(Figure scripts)
————
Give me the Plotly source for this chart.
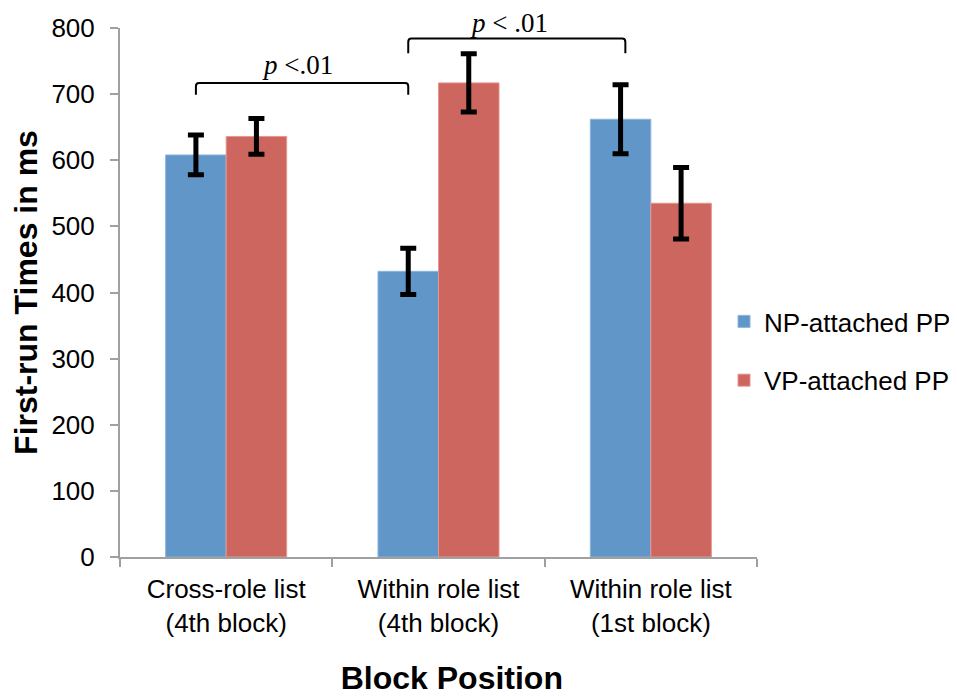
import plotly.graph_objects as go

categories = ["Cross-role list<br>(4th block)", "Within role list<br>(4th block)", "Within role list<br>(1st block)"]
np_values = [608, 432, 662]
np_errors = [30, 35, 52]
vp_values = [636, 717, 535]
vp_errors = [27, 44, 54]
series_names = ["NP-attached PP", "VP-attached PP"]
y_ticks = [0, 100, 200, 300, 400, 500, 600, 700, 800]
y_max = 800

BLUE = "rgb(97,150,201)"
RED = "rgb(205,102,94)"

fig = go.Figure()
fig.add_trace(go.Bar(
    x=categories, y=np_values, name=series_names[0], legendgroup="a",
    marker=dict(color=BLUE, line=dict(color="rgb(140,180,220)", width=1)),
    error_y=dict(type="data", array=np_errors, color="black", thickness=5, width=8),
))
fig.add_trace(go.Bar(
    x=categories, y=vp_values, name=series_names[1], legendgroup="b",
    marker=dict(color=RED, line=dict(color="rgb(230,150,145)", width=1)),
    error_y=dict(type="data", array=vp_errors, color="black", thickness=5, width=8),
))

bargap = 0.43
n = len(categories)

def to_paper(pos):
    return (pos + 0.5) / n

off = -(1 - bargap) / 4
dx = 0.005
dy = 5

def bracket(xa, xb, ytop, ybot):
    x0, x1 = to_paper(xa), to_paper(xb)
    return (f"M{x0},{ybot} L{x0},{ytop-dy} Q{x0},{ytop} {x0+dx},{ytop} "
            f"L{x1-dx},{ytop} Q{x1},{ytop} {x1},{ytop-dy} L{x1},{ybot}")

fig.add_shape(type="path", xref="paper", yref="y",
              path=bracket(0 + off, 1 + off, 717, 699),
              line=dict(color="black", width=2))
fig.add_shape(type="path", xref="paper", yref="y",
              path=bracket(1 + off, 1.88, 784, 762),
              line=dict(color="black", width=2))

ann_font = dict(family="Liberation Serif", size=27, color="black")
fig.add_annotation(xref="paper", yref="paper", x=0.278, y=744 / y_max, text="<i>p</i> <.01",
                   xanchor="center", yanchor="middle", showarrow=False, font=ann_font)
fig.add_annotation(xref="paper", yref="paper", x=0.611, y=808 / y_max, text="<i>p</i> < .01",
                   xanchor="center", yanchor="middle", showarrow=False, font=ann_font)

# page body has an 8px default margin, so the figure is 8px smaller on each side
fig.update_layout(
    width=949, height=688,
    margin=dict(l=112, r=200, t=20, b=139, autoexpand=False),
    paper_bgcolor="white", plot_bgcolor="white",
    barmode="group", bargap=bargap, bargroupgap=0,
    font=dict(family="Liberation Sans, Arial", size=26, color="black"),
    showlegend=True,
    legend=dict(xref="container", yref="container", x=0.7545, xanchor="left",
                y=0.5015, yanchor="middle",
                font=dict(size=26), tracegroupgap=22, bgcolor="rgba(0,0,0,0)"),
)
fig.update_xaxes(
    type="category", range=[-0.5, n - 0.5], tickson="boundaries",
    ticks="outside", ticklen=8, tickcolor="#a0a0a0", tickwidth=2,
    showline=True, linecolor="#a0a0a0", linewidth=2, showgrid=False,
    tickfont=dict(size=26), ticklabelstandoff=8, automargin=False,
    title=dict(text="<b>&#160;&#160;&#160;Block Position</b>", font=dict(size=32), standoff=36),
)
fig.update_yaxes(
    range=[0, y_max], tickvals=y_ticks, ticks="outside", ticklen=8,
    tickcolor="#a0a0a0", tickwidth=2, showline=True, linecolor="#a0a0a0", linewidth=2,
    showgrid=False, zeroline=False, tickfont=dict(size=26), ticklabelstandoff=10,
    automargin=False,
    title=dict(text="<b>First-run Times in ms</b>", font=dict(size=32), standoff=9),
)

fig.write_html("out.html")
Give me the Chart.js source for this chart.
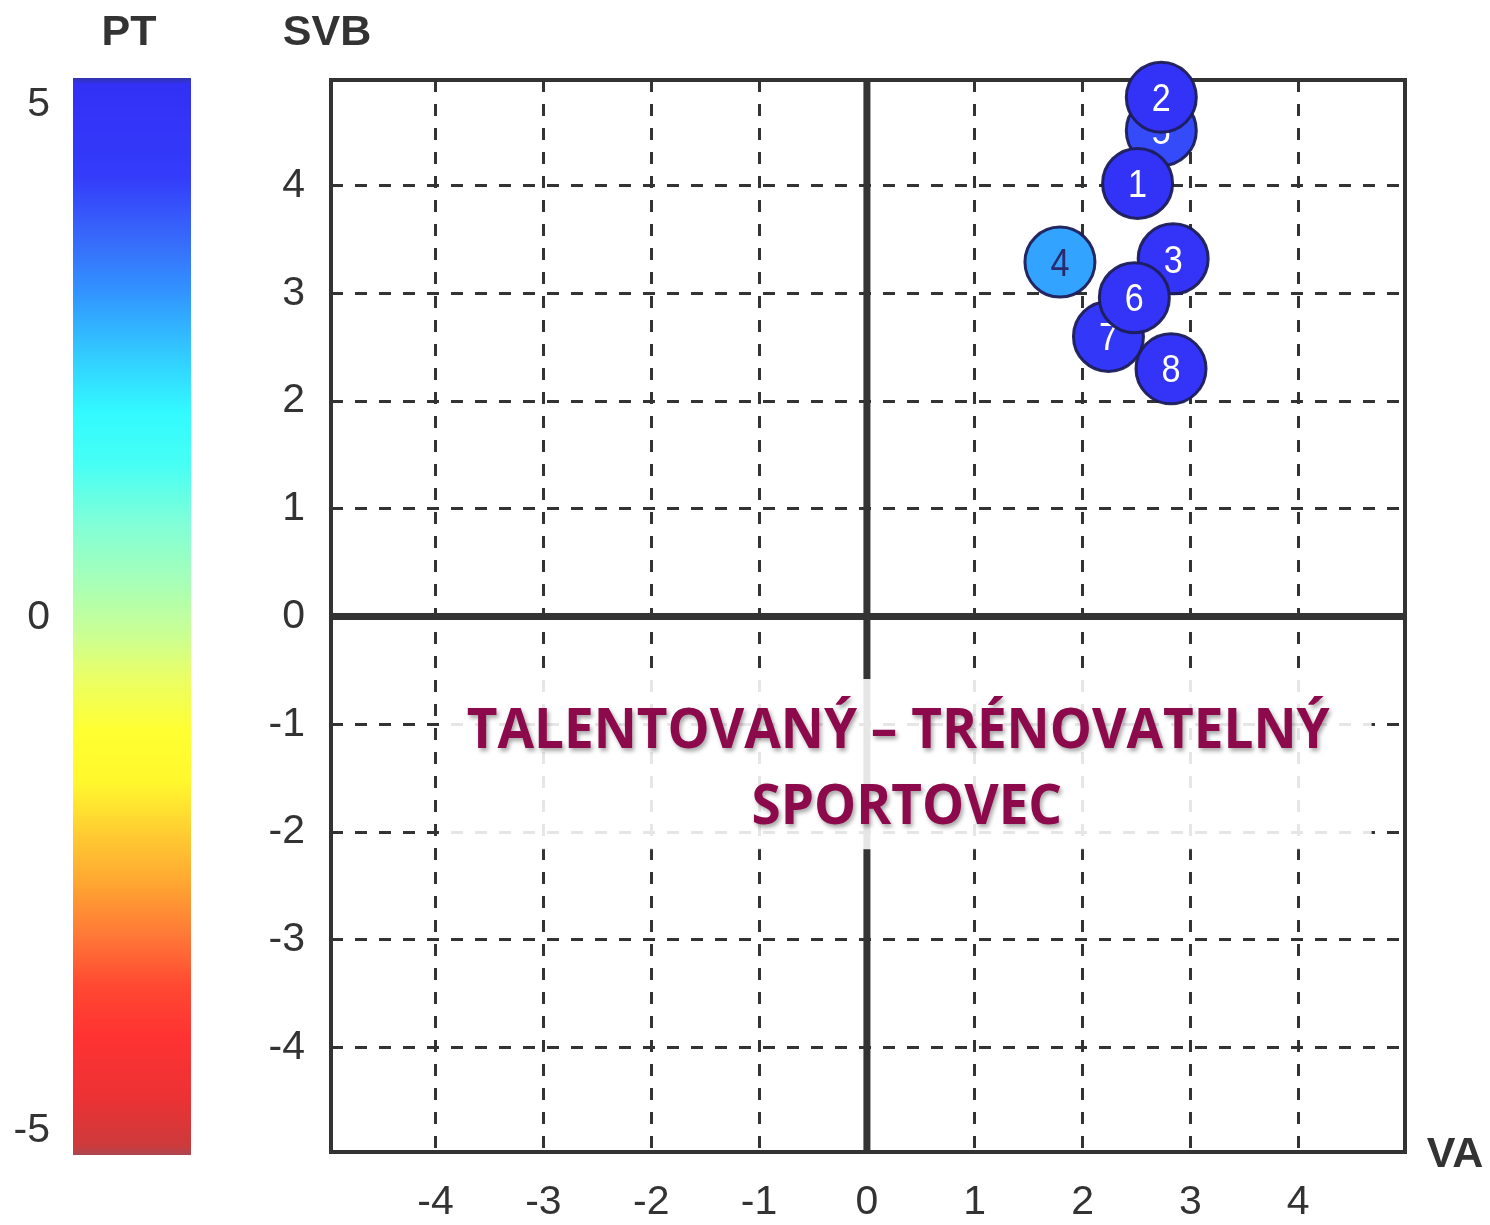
————
**GOAL**
Scan the material above. Copy each line that holds the word "this".

**ANSWER TO THE PROBLEM**
Give me the Plotly source for this chart.
Give me the Chart.js source for this chart.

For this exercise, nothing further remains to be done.